Some records

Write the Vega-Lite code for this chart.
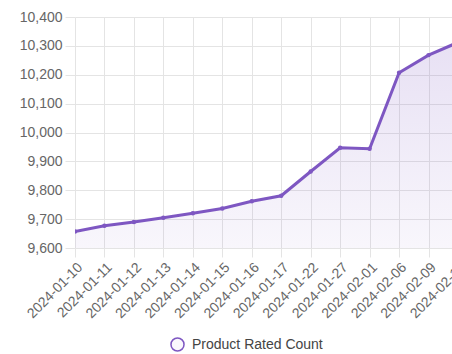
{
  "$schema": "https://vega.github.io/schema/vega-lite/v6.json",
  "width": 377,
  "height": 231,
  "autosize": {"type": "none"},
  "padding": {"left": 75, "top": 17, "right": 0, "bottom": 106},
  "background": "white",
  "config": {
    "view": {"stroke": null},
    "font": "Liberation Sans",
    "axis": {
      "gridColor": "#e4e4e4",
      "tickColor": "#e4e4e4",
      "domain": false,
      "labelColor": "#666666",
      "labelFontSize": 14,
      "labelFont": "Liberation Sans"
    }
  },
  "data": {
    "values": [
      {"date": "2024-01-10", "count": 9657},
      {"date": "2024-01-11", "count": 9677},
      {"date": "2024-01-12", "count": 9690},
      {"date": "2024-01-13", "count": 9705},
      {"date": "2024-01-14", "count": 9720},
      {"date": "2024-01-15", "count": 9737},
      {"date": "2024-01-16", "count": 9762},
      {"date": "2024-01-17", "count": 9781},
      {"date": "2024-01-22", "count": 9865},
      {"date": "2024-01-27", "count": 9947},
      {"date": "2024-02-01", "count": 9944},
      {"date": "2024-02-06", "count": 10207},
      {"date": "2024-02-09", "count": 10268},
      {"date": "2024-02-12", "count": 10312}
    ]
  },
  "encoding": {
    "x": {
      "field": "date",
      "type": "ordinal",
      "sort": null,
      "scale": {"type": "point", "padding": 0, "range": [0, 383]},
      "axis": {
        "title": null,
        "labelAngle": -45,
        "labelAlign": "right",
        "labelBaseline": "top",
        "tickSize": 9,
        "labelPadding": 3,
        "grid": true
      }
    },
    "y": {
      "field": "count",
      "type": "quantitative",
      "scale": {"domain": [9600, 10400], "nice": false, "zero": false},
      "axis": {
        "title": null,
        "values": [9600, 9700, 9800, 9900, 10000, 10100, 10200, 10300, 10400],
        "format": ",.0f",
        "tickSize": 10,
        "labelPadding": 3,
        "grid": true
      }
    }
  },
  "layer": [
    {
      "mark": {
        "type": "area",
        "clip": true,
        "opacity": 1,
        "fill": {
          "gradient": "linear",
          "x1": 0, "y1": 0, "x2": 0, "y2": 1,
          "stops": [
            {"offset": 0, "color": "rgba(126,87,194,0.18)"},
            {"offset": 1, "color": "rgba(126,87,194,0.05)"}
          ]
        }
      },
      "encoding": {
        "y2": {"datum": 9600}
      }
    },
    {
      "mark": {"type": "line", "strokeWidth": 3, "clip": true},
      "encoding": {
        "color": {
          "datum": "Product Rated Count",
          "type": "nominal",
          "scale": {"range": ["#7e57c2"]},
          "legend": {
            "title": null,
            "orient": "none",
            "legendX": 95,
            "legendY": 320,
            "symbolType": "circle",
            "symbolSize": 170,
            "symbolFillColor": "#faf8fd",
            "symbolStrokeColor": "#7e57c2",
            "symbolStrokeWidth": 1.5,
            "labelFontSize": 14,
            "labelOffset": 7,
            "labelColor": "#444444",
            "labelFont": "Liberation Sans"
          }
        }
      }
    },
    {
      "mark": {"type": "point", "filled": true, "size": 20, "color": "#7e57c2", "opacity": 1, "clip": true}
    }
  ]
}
--
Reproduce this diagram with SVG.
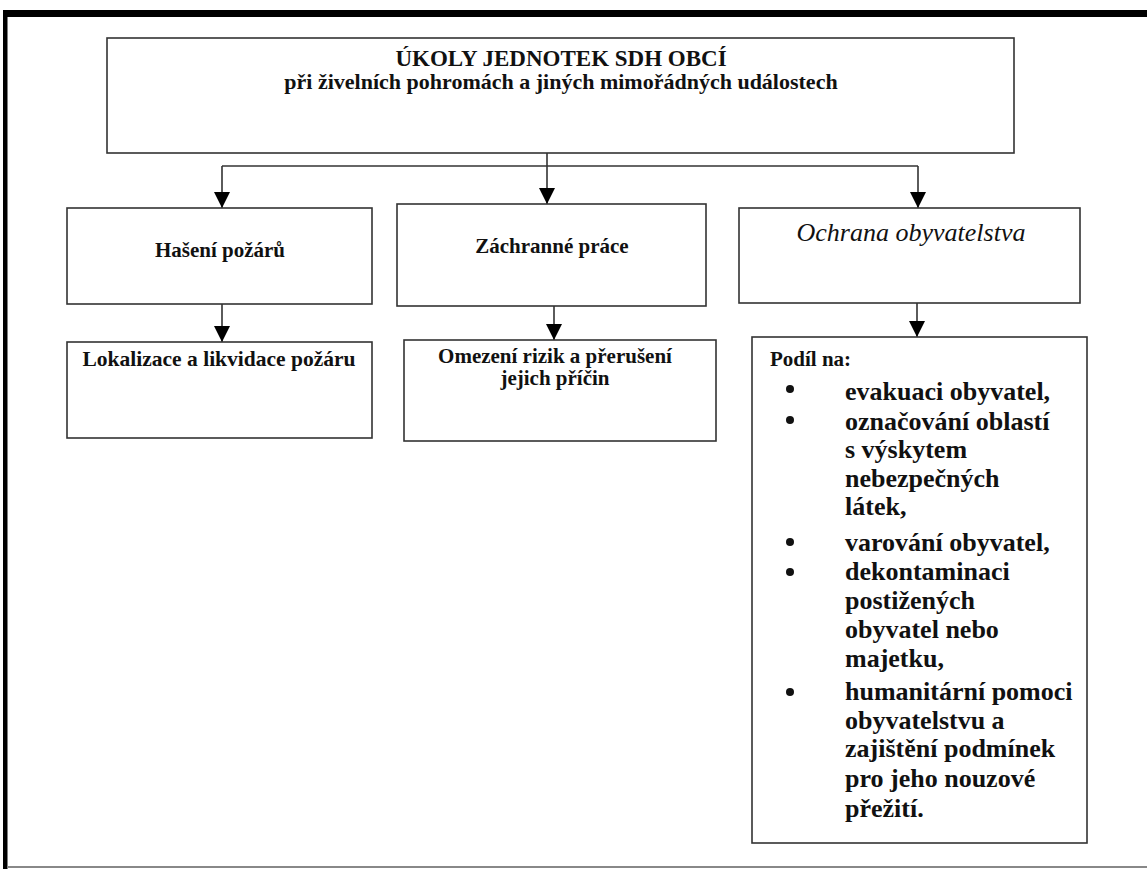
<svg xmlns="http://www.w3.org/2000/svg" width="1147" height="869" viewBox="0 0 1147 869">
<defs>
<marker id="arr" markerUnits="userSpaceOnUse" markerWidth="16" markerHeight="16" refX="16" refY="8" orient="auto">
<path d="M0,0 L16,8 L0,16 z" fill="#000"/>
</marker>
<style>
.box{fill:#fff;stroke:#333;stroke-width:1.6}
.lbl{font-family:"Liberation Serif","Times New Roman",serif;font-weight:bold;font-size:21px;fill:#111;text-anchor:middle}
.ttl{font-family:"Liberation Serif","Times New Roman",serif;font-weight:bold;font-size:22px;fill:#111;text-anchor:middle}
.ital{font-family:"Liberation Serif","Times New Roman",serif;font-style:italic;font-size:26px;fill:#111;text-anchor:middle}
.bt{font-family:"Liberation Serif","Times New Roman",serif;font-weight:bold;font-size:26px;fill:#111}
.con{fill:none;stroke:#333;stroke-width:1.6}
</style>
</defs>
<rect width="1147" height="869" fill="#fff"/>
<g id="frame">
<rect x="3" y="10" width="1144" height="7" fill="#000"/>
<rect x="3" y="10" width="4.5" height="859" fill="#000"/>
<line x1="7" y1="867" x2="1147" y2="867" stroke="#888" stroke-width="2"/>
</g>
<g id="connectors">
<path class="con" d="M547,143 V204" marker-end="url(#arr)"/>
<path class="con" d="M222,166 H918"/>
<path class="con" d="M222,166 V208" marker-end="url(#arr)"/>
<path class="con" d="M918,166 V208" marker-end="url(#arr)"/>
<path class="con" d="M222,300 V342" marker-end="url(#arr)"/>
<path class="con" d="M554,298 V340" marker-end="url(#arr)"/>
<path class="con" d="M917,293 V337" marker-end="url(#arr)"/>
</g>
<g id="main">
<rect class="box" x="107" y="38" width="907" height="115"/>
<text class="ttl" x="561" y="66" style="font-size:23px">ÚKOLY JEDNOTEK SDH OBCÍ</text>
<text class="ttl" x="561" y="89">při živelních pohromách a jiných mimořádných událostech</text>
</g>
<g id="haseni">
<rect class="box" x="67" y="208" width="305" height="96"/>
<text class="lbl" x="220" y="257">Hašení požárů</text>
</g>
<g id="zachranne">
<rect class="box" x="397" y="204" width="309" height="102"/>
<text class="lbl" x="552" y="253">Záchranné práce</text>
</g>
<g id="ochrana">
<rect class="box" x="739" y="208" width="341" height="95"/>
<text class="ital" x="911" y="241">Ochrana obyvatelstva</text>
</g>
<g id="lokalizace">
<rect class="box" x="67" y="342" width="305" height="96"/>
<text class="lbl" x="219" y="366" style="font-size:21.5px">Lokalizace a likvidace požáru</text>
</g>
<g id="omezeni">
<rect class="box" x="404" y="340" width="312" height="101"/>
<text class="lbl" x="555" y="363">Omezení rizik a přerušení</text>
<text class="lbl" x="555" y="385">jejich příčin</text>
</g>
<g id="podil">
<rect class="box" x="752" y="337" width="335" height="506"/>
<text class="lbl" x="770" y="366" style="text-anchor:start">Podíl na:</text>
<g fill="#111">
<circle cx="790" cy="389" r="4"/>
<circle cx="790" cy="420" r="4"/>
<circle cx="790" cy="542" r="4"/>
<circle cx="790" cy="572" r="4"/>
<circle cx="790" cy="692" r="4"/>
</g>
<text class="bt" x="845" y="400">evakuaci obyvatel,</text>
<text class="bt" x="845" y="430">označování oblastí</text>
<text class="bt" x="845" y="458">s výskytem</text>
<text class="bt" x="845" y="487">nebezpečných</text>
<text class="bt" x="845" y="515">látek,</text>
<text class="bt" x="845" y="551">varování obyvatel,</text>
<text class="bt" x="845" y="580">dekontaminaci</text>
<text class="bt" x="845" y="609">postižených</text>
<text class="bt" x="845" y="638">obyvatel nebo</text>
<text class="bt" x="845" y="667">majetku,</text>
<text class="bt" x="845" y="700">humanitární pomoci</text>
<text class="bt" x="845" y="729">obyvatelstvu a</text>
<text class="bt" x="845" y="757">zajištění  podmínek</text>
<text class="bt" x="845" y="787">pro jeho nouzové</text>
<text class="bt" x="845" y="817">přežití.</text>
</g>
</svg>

Written request -> Find and copy every line in the entries above where the string "this" occurs.

Exercise answer ->
Write the Vega-Lite code for this chart.
Reproduce this diagram with SVG.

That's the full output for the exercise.